Copy from the first line below down to and including the line with "[txt] (Idle1) at". Skip the pictures.

• • •

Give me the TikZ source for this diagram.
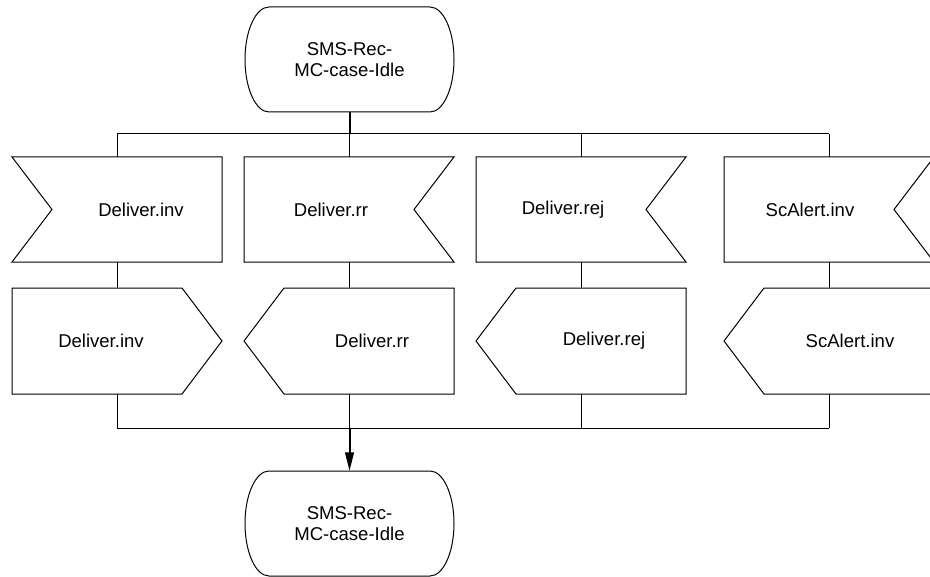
\documentclass[tikz,border=0pt]{standalone}
\usepackage{fontspec}
\setmainfont{Liberation Sans}
\usepackage{tikz}
\usetikzlibrary{calc}
\usetikzlibrary{arrows.meta}

\begin{document}
\begin{tikzpicture}[x=0.75pt,y=0.75pt,
  sym/.style={draw=black, line width=0.75pt, line join=miter},
  wire/.style={draw=black, line width=0.75pt},
  mainwire/.style={draw=black, line width=1.5pt},
  txt/.style={font=\fontsize{13.9pt}{16.2pt}\selectfont, align=center, inner sep=0pt}]
\useasboundingbox (0,0) rectangle (930,-577);

\coordinate (SA) at (349.5,-112); \coordinate (SB) at (349.5,-471);
\coordinate (BusL) at (117,-134); \coordinate (BusM) at (349.5,-134); \coordinate (BusR) at (829,-134);
\coordinate (JoinL) at (117,-428); \coordinate (JoinM) at (349.5,-428); \coordinate (JoinR) at (829,-428);

\coordinate (I1n) at (117,-157);   \coordinate (I1s) at (117,-262);
\coordinate (I2n) at (349.5,-157); \coordinate (I2s) at (349.5,-262);
\coordinate (I3n) at (581,-157);   \coordinate (I3s) at (581,-262);
\coordinate (I4n) at (829,-157);   \coordinate (I4s) at (829,-262);
\coordinate (O1n) at (117,-288);   \coordinate (O1s) at (117,-394);
\coordinate (O2n) at (349.5,-288); \coordinate (O2s) at (349.5,-394);
\coordinate (O3n) at (581,-288);   \coordinate (O3s) at (581,-394);
\coordinate (O4n) at (829,-288);   \coordinate (O4s) at (829,-394);

\draw [sym] (269,-7) -- (430,-7) arc[start angle=90,end angle=-90,x radius=24,y radius=52.5]
  -- (269,-112) arc[start angle=270,end angle=90,x radius=24,y radius=52.5] -- cycle;
\node [txt] (Idle1) at (349.5,-59.5) {SMS-Rec-\\MC-case-Idle};

\draw [sym] (12,-157) -- (222,-157) -- (222,-262) -- (12,-262) -- (52,-209.5) -- cycle;
\draw [sym] (244,-157) -- (454,-157) -- (414,-209.5) -- (454,-262) -- (244,-262) -- cycle;
\draw [sym] (476,-157) -- (686,-157) -- (646,-209.5) -- (686,-262) -- (476,-262) -- cycle;
\draw [sym] (724,-157) -- (934,-157) -- (894,-209.5) -- (934,-262) -- (724,-262) -- cycle;
\node [txt] (In1) at (141,-209.5) {Deliver.inv};
\node [txt] (In2) at (331,-209.5) {Deliver.rr};
\node [txt] (In3) at (563,-209.5) {Deliver.rej};
\node [txt] (In4) at (810,-209.5) {ScAlert.inv};

\draw [sym] (12,-288) -- (182,-288) -- (222,-341) -- (182,-394) -- (12,-394) -- cycle;
\draw [sym] (244,-341) -- (284,-288) -- (454,-288) -- (454,-394) -- (284,-394) -- cycle;
\draw [sym] (476,-341) -- (516,-288) -- (686,-288) -- (686,-394) -- (516,-394) -- cycle;
\draw [sym] (724,-341) -- (764,-288) -- (934,-288) -- (934,-394) -- (764,-394) -- cycle;
\node [txt] (Out1) at (101,-341) {Deliver.inv};
\node [txt] (Out2) at (372,-341) {Deliver.rr};
\node [txt] (Out3) at (604,-341) {Deliver.rej};
\node [txt] (Out4) at (850,-341) {ScAlert.inv};

\draw [sym] (269,-471) -- (430,-471) arc[start angle=90,end angle=-90,x radius=24,y radius=52.5]
  -- (269,-576) arc[start angle=270,end angle=90,x radius=24,y radius=52.5] -- cycle;
\node [txt] (Idle2) at (349.5,-523.5) {SMS-Rec-\\MC-case-Idle};

\draw [mainwire] (SA) -- (BusM);
\draw [wire] (BusL) -- (BusR);
\draw [wire] (BusL) -- (I1n); \draw [wire] (BusM) -- (I2n);
\draw [wire] (I3n |- BusL) -- (I3n); \draw [wire] (BusR) -- (I4n);
\draw [wire] (I1s) -- (O1n); \draw [wire] (I2s) -- (O2n);
\draw [wire] (I3s) -- (O3n); \draw [wire] (I4s) -- (O4n);
\draw [wire] (O1s) -- (JoinL); \draw [wire] (O2s) -- (JoinM);
\draw [wire] (O3s) -- (O3s |- JoinL); \draw [wire] (O4s) -- (JoinR);
\draw [wire] (JoinL) -- (JoinR);
\draw [mainwire, -{Triangle[length=14pt,width=6.5pt]}] (JoinM) -- (SB);

\end{tikzpicture}
\end{document}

• • •

» EXERCISE OUTPUT
Give me the TikZ source for this diagram.
\documentclass[tikz,border=0pt]{standalone}
\usepackage{fontspec}
\setmainfont{Liberation Sans}
\usepackage{tikz}
\usetikzlibrary{calc}
\usetikzlibrary{arrows.meta}

\begin{document}
\begin{tikzpicture}[x=0.75pt,y=0.75pt,
  sym/.style={draw=black, line width=0.75pt, line join=miter},
  wire/.style={draw=black, line width=0.75pt},
  mainwire/.style={draw=black, line width=1.5pt},
  txt/.style={font=\fontsize{13.9pt}{16.2pt}\selectfont, align=center, inner sep=0pt}]
\useasboundingbox (0,0) rectangle (930,-577);

\coordinate (SA) at (349.5,-112); \coordinate (SB) at (349.5,-471);
\coordinate (BusL) at (117,-134); \coordinate (BusM) at (349.5,-134); \coordinate (BusR) at (829,-134);
\coordinate (JoinL) at (117,-428); \coordinate (JoinM) at (349.5,-428); \coordinate (JoinR) at (829,-428);

\coordinate (I1n) at (117,-157);   \coordinate (I1s) at (117,-262);
\coordinate (I2n) at (349.5,-157); \coordinate (I2s) at (349.5,-262);
\coordinate (I3n) at (581,-157);   \coordinate (I3s) at (581,-262);
\coordinate (I4n) at (829,-157);   \coordinate (I4s) at (829,-262);
\coordinate (O1n) at (117,-288);   \coordinate (O1s) at (117,-394);
\coordinate (O2n) at (349.5,-288); \coordinate (O2s) at (349.5,-394);
\coordinate (O3n) at (581,-288);   \coordinate (O3s) at (581,-394);
\coordinate (O4n) at (829,-288);   \coordinate (O4s) at (829,-394);

\draw [sym] (269,-7) -- (430,-7) arc[start angle=90,end angle=-90,x radius=24,y radius=52.5]
  -- (269,-112) arc[start angle=270,end angle=90,x radius=24,y radius=52.5] -- cycle;
\node [txt] (Idle1) at (349.5,-59.5) {SMS-Rec-\\MC-case-Idle};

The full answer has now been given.